- Given material
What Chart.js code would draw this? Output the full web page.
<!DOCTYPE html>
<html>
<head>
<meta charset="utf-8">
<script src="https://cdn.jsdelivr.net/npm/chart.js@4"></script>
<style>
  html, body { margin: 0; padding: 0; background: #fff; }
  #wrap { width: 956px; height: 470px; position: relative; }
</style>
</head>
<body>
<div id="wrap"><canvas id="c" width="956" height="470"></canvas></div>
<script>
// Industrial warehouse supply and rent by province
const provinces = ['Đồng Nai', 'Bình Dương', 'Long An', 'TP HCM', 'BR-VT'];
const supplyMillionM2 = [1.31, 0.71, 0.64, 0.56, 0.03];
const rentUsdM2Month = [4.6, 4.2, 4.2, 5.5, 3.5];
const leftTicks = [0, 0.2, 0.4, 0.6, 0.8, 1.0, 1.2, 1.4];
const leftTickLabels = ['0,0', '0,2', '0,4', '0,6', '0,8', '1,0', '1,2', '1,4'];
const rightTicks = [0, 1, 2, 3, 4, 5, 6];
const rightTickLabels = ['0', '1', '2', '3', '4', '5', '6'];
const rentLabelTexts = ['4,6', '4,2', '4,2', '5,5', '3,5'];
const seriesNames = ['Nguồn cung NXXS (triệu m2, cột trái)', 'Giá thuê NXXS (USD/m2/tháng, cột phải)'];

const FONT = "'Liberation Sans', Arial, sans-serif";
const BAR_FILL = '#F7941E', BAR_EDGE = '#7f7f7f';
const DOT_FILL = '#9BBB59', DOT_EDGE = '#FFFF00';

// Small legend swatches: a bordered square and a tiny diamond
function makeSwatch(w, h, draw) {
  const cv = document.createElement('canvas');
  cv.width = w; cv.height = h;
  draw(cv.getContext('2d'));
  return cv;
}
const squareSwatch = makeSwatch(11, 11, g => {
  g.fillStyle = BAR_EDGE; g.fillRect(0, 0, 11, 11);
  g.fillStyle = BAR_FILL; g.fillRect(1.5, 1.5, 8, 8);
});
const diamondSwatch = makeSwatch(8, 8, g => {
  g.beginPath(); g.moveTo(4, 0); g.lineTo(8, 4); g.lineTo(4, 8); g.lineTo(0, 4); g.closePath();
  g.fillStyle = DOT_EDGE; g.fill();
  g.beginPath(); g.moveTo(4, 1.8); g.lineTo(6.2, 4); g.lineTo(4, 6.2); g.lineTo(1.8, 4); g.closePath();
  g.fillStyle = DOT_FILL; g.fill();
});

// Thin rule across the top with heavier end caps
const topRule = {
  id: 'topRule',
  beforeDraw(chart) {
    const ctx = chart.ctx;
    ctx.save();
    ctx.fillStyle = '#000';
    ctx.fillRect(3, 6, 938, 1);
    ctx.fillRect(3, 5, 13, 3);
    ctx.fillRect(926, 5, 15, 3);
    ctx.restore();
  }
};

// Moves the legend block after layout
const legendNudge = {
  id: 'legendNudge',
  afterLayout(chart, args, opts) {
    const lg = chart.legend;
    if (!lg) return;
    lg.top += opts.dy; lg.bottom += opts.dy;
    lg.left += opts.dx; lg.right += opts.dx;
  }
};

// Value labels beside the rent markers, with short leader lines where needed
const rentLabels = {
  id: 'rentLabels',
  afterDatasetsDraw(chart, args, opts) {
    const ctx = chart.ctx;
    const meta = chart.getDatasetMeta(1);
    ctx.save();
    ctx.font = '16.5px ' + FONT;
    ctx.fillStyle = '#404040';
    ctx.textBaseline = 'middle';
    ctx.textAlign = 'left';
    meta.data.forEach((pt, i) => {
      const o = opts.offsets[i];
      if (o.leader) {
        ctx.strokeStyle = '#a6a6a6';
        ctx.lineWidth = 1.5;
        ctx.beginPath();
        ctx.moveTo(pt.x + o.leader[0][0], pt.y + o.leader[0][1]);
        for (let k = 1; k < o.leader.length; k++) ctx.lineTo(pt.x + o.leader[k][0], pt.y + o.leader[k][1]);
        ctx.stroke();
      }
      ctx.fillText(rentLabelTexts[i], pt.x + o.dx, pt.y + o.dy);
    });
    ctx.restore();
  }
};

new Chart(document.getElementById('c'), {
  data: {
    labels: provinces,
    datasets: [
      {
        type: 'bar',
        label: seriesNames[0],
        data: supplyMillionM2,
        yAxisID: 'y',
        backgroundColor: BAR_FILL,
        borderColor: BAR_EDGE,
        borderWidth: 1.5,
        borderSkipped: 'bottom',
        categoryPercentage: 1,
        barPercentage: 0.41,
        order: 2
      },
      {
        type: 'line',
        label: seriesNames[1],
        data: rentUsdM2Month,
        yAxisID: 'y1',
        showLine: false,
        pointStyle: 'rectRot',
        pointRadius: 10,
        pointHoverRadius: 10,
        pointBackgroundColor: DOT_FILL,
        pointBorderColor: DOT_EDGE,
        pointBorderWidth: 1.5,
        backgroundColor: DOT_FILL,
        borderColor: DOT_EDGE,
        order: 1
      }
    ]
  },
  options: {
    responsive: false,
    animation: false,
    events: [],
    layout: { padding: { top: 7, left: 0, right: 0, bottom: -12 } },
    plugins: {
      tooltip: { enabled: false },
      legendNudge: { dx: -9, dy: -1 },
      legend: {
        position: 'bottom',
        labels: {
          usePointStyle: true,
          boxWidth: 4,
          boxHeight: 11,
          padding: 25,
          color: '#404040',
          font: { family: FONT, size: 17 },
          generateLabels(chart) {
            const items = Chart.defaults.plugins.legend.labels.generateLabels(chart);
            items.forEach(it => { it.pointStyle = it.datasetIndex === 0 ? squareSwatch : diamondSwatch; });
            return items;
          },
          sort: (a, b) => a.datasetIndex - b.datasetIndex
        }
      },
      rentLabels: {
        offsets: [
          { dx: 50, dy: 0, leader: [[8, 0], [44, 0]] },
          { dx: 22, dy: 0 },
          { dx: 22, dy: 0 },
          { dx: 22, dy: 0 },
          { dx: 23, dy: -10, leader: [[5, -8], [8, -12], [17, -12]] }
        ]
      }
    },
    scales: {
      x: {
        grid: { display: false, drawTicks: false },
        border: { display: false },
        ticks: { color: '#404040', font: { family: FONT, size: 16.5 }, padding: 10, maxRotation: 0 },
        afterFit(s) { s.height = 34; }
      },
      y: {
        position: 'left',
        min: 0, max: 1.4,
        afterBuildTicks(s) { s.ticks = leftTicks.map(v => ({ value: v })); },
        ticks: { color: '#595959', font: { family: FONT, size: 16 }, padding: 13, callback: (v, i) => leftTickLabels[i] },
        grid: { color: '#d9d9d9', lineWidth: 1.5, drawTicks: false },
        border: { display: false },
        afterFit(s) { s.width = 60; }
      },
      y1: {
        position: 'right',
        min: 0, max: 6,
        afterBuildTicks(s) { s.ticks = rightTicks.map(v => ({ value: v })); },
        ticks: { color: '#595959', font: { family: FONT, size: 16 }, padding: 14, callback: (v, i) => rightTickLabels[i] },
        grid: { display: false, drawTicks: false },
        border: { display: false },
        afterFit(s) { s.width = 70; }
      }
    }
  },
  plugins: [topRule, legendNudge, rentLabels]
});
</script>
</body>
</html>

- Written instruction
Print the material above verbatim, first line through the line containing "const DOT_FILL = '#9BBB59', DOT_EDGE", both included.

- Solution to the problem
What Chart.js code would draw this? Output the full web page.
<!DOCTYPE html>
<html>
<head>
<meta charset="utf-8">
<script src="https://cdn.jsdelivr.net/npm/chart.js@4"></script>
<style>
  html, body { margin: 0; padding: 0; background: #fff; }
  #wrap { width: 956px; height: 470px; position: relative; }
</style>
</head>
<body>
<div id="wrap"><canvas id="c" width="956" height="470"></canvas></div>
<script>
// Industrial warehouse supply and rent by province
const provinces = ['Đồng Nai', 'Bình Dương', 'Long An', 'TP HCM', 'BR-VT'];
const supplyMillionM2 = [1.31, 0.71, 0.64, 0.56, 0.03];
const rentUsdM2Month = [4.6, 4.2, 4.2, 5.5, 3.5];
const leftTicks = [0, 0.2, 0.4, 0.6, 0.8, 1.0, 1.2, 1.4];
const leftTickLabels = ['0,0', '0,2', '0,4', '0,6', '0,8', '1,0', '1,2', '1,4'];
const rightTicks = [0, 1, 2, 3, 4, 5, 6];
const rightTickLabels = ['0', '1', '2', '3', '4', '5', '6'];
const rentLabelTexts = ['4,6', '4,2', '4,2', '5,5', '3,5'];
const seriesNames = ['Nguồn cung NXXS (triệu m2, cột trái)', 'Giá thuê NXXS (USD/m2/tháng, cột phải)'];

const FONT = "'Liberation Sans', Arial, sans-serif";
const BAR_FILL = '#F7941E', BAR_EDGE = '#7f7f7f';
const DOT_FILL = '#9BBB59', DOT_EDGE = '#FFFF00';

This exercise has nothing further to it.